# Headphones for HTC ONE X



## Gingerman (Dec 22, 2013)

Anyone recomend me a nice pair of cans for me One X,preferably over ears with rewind/pause/fast forward control buttons....


----------



## yield (Dec 22, 2013)

Bluetooth?

http://www.amazon.co.uk/MEElectronics-Bluetooth-Wireless-Headphones-Microphone-BLACK/dp/B008OUL1OC

http://www.amazon.co.uk/FSL-ZERO-Bluetooth-Headphones-Smartphones/dp/B0089EQJ54


----------



## Gingerman (Dec 22, 2013)

Got a problem with the bluetooth on my One X atm....


----------



## yield (Dec 22, 2013)

Problem with bluetooth on your phone or with the headphones?

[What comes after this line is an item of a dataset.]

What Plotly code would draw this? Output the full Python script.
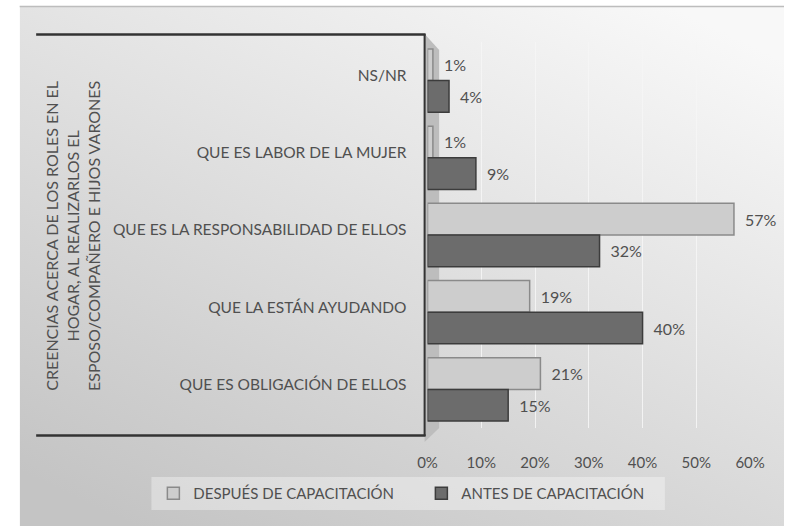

Some wired in ear ones?  http://www.htcaccessorystore.com/uk/p_htc_item.aspx?i=239406&phone=229814

There are some crazy expensive headphones.


----------



## Gingerman (Dec 22, 2013)

Problem with bluetooth  my phone,dont like in ear jobs,never found a set that I was comfortable with,prefer the over ears ones....


----------



## yield (Dec 22, 2013)

http://www.johnlewis.com/sol-republic-tracks-on-ear-headphones-with-remote-and-mic/p395654?


----------